A digital shadow approach for enhancing process monitoring in wire arc additive manufacturing using sensor fusion

•The proposed digital shadow demonstrates improved performance for detecting multiple defects using sensor fusion algorithm.•Welding electric signals are crucial for analyzing the causes of defects but not sufficient for detecting defects.•Camera is excelling at detecting surface anomalies, while laser scanner is more effective in measuring geometric inaccuracy.•Sensor fusion algorithm can analyze the formation of defects by examining the correlation between different signal sources. With the development of Industry 4.0 and smart manufacturing, improving production automation, intelligence, and digitalization has become a research trend in the Wire Arc Additive Manufacturing (WAAM) field. This study introduces a digital shadow that aims to improve the adaptiveness and dimensionality of monitoring systems in WAAM. Three sensors are used in the digital shadow: a welding electric signal sensor, a camera, and a laser profilometer to collect welding current and voltage data, image data, and point cloud data.
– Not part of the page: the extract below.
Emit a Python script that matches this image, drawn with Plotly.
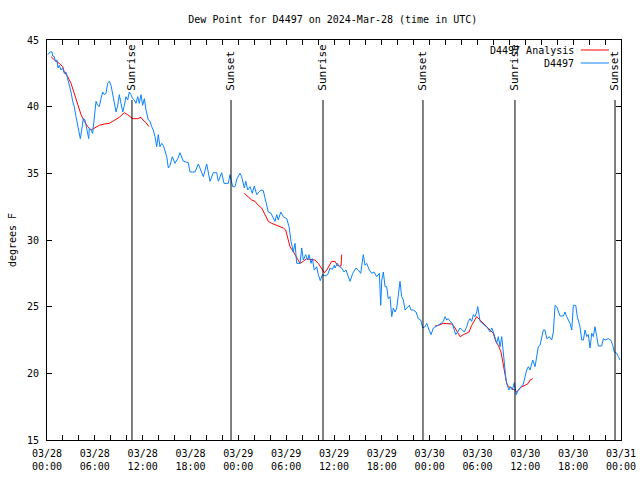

The collected multi-scaled data are time and spatially synchronized by sampling multiple points along the welding path. Three ML algorithms are used for decision-making: Multi-layer Perceptron (MLP) classifier and YOLOv5 are used for time and spatial-scale detection, respectively, and a Variational Autoencoder (VAE) is used for the decision-level fusion. The system performance is then tested to detect defects and geometric errors in practical experiments and the results show that the overall F1 score is 0.791, including detecting, classifying, and analyzing the cause of defects. Additionally, the total predicting time is within 0.5 s, which is suitable for an in-process monitoring system.